┏━━

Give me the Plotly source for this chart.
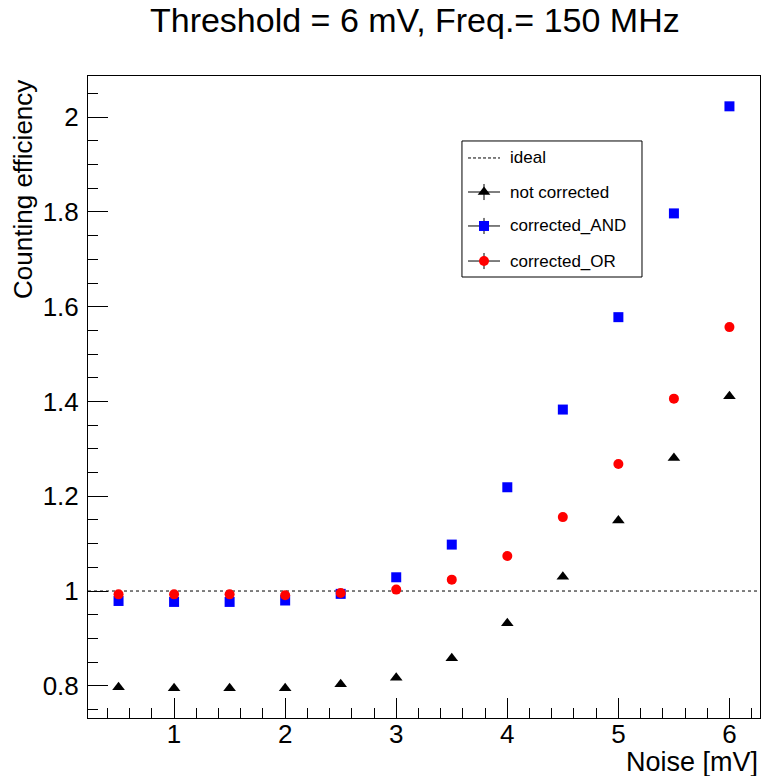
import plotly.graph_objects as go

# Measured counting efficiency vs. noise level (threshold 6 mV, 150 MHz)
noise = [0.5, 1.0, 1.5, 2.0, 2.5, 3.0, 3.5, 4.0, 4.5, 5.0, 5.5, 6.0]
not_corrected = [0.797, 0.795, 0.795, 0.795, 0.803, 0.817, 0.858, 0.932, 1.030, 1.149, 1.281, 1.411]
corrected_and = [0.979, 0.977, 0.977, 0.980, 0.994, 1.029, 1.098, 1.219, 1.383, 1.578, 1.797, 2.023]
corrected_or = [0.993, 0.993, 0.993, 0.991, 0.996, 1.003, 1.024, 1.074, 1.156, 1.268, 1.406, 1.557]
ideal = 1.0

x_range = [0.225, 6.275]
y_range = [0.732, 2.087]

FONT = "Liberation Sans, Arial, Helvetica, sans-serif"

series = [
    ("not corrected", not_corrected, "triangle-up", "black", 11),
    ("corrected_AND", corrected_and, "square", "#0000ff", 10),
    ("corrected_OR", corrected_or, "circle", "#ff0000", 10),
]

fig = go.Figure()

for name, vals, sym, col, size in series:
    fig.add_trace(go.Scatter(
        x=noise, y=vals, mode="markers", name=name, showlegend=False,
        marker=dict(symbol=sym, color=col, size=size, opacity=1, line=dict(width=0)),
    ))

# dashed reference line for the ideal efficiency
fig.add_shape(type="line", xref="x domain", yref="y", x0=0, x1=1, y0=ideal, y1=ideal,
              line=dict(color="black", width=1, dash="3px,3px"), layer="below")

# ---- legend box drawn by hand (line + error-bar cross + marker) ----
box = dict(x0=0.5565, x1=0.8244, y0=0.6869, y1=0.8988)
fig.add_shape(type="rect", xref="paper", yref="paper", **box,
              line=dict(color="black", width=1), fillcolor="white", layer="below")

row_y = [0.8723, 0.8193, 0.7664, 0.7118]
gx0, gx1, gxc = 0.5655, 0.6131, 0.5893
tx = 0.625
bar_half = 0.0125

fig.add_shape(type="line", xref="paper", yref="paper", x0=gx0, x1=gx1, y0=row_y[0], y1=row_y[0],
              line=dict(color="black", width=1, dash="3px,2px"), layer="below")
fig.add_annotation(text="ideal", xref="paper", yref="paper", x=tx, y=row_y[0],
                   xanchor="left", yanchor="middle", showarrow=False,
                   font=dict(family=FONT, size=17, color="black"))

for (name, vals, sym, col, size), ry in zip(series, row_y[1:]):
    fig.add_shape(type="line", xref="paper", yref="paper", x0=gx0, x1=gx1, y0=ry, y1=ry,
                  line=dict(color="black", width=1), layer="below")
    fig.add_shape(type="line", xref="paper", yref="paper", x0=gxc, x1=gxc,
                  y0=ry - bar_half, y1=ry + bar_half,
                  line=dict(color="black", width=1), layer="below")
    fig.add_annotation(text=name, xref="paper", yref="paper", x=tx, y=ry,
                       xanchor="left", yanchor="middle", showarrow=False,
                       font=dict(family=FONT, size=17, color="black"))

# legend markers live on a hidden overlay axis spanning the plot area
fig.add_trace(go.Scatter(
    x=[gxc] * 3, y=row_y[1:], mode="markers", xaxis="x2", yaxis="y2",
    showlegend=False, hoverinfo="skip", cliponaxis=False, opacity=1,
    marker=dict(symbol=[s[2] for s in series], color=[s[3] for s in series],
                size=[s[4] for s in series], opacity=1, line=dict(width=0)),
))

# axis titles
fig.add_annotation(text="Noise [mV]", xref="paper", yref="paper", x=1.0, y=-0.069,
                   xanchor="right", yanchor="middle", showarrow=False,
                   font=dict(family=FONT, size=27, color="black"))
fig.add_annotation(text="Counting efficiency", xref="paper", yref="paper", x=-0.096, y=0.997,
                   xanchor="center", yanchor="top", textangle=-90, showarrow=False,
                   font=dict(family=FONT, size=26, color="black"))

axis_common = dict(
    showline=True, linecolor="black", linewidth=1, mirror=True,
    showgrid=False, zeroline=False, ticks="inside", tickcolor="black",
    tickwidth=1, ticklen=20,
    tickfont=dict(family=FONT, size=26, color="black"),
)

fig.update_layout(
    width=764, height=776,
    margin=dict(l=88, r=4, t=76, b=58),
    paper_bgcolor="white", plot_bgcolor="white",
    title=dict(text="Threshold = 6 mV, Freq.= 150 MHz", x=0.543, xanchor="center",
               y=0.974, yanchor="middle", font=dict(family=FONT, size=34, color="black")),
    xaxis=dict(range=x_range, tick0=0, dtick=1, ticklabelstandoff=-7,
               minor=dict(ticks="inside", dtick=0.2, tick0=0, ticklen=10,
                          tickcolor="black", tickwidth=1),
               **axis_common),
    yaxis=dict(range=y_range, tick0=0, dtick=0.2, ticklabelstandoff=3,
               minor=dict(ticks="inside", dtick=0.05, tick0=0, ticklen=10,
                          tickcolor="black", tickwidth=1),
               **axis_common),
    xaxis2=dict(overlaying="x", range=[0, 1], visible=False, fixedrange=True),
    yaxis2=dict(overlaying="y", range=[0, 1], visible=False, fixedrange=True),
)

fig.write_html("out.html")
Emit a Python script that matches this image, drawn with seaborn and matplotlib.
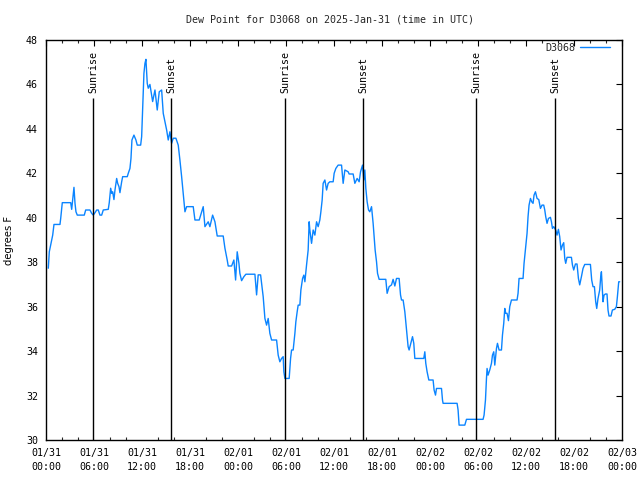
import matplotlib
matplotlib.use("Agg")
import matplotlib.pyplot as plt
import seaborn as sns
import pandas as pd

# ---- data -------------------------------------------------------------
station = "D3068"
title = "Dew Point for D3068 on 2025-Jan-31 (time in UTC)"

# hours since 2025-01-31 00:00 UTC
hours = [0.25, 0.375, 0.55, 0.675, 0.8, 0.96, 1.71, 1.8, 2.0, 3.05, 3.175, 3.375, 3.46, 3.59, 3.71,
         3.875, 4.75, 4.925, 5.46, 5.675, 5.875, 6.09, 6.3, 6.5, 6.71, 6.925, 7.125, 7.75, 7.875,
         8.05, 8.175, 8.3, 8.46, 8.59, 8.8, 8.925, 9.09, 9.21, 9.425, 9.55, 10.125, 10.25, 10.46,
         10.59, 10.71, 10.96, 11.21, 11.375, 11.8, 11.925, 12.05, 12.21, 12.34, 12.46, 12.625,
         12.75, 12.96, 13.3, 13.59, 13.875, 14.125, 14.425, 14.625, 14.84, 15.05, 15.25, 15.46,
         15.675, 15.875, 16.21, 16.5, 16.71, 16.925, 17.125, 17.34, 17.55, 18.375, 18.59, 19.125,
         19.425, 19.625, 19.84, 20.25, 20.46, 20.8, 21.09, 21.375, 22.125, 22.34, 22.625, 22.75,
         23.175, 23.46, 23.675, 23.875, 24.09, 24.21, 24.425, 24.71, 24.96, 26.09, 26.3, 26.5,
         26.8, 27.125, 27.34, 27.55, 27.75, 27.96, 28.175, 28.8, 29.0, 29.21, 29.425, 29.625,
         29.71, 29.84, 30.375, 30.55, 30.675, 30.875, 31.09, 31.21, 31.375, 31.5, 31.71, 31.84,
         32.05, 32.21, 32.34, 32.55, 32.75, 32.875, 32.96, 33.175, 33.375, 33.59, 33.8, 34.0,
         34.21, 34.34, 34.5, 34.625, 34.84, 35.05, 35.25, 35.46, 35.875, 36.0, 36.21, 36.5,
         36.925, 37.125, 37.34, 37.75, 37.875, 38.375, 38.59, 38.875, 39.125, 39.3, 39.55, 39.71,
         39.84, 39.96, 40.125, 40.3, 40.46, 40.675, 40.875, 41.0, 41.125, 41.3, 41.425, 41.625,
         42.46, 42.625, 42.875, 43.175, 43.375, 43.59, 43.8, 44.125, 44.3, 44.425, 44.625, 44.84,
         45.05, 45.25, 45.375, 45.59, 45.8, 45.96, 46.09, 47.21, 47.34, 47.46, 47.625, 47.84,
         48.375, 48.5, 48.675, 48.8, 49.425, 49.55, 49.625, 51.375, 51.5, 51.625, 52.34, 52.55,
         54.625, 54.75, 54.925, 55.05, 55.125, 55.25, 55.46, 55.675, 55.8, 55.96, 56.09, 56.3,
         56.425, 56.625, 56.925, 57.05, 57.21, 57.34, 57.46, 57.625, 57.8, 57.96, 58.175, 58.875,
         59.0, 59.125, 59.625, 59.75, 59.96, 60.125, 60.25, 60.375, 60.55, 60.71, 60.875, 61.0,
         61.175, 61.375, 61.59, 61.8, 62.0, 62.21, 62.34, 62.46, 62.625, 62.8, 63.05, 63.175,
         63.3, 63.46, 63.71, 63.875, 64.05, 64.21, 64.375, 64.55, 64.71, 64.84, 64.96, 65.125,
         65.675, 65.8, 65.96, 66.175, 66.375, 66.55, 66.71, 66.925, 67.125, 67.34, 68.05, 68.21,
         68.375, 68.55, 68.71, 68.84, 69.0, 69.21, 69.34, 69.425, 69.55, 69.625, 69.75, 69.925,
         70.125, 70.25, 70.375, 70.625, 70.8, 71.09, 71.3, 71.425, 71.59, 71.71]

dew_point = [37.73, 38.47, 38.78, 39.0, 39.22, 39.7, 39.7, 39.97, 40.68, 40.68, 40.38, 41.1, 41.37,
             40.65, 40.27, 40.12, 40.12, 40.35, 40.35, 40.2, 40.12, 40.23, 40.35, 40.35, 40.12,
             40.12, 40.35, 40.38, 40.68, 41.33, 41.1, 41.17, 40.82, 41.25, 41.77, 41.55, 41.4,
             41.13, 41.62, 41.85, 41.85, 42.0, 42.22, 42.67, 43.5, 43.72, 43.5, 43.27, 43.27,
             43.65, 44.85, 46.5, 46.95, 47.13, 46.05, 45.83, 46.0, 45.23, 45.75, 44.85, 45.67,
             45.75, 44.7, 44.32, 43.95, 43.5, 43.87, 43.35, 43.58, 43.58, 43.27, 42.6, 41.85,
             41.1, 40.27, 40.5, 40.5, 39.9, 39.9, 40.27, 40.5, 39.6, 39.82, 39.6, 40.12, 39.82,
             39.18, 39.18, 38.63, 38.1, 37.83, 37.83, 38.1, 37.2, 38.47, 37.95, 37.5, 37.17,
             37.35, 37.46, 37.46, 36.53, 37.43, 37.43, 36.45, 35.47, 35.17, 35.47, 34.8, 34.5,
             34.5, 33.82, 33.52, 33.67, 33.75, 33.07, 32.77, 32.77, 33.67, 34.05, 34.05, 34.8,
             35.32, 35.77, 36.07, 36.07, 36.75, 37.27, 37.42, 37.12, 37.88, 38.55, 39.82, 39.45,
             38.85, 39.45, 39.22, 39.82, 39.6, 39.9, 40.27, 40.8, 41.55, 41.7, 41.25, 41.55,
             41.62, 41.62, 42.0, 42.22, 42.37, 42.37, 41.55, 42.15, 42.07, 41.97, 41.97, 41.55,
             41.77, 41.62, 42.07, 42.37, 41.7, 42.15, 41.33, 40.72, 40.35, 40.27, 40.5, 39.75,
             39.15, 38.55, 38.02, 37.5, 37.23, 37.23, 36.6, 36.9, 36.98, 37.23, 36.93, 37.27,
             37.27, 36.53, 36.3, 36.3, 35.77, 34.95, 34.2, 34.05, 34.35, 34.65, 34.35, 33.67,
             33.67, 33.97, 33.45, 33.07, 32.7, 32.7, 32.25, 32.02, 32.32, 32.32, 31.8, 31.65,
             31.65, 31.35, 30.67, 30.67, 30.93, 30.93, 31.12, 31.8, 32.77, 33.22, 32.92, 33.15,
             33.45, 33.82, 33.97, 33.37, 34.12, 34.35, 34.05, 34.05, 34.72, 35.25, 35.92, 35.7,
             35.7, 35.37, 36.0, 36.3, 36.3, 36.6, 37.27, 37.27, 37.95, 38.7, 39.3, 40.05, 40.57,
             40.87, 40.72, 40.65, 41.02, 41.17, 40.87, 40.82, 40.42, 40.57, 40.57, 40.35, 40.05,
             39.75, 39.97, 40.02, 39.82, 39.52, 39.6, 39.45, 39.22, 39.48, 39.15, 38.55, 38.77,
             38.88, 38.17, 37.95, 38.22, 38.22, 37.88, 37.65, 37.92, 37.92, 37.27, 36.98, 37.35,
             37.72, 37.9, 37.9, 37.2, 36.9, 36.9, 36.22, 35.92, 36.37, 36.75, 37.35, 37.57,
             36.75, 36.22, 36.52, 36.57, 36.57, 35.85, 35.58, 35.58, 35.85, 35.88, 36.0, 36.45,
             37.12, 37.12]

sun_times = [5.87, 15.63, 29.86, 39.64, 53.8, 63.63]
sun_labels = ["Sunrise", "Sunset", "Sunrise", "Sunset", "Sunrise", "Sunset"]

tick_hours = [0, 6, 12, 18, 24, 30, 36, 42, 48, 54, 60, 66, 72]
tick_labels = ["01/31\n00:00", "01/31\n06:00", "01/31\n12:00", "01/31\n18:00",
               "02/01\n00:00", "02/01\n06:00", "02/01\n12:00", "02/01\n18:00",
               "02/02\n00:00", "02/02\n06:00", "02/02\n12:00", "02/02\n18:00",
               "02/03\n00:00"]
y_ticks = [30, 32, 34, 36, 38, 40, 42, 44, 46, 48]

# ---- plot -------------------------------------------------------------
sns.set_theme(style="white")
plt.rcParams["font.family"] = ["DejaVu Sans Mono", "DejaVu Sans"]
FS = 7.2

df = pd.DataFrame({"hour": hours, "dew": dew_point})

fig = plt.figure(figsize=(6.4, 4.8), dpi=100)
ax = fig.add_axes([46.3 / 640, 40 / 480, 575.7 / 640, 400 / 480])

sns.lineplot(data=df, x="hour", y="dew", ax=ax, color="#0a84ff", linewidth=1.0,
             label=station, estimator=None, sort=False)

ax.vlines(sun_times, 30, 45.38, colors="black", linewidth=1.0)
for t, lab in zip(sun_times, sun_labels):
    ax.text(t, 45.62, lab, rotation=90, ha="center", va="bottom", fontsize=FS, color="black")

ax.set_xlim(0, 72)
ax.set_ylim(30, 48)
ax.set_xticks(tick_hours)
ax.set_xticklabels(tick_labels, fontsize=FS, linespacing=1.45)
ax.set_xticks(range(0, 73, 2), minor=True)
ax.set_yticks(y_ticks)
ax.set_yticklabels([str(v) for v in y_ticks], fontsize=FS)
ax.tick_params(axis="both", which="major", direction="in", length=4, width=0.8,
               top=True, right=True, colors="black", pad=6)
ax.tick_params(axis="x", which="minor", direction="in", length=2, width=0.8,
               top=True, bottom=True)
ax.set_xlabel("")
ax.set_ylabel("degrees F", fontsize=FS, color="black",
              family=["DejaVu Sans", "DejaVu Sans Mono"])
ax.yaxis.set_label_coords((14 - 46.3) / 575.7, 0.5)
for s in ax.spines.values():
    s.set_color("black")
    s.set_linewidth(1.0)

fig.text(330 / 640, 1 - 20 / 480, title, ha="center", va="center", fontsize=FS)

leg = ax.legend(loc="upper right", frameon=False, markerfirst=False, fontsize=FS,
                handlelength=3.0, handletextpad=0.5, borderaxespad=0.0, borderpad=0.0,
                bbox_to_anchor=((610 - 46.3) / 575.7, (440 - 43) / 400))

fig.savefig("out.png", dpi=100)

┗━━

Please quote the lines of the material, beginning with the first and ending with the one that contains "bar_half = 0.0125", exactly as written and without any pictures.

> _IN RESPONSE_
Give me the Plotly source for this chart.
import plotly.graph_objects as go

# Measured counting efficiency vs. noise level (threshold 6 mV, 150 MHz)
noise = [0.5, 1.0, 1.5, 2.0, 2.5, 3.0, 3.5, 4.0, 4.5, 5.0, 5.5, 6.0]
not_corrected = [0.797, 0.795, 0.795, 0.795, 0.803, 0.817, 0.858, 0.932, 1.030, 1.149, 1.281, 1.411]
corrected_and = [0.979, 0.977, 0.977, 0.980, 0.994, 1.029, 1.098, 1.219, 1.383, 1.578, 1.797, 2.023]
corrected_or = [0.993, 0.993, 0.993, 0.991, 0.996, 1.003, 1.024, 1.074, 1.156, 1.268, 1.406, 1.557]
ideal = 1.0

x_range = [0.225, 6.275]
y_range = [0.732, 2.087]

FONT = "Liberation Sans, Arial, Helvetica, sans-serif"

series = [
    ("not corrected", not_corrected, "triangle-up", "black", 11),
    ("corrected_AND", corrected_and, "square", "#0000ff", 10),
    ("corrected_OR", corrected_or, "circle", "#ff0000", 10),
]

fig = go.Figure()

for name, vals, sym, col, size in series:
    fig.add_trace(go.Scatter(
        x=noise, y=vals, mode="markers", name=name, showlegend=False,
        marker=dict(symbol=sym, color=col, size=size, opacity=1, line=dict(width=0)),
    ))

# dashed reference line for the ideal efficiency
fig.add_shape(type="line", xref="x domain", yref="y", x0=0, x1=1, y0=ideal, y1=ideal,
              line=dict(color="black", width=1, dash="3px,3px"), layer="below")

# ---- legend box drawn by hand (line + error-bar cross + marker) ----
box = dict(x0=0.5565, x1=0.8244, y0=0.6869, y1=0.8988)
fig.add_shape(type="rect", xref="paper", yref="paper", **box,
              line=dict(color="black", width=1), fillcolor="white", layer="below")

row_y = [0.8723, 0.8193, 0.7664, 0.7118]
gx0, gx1, gxc = 0.5655, 0.6131, 0.5893
tx = 0.625
bar_half = 0.0125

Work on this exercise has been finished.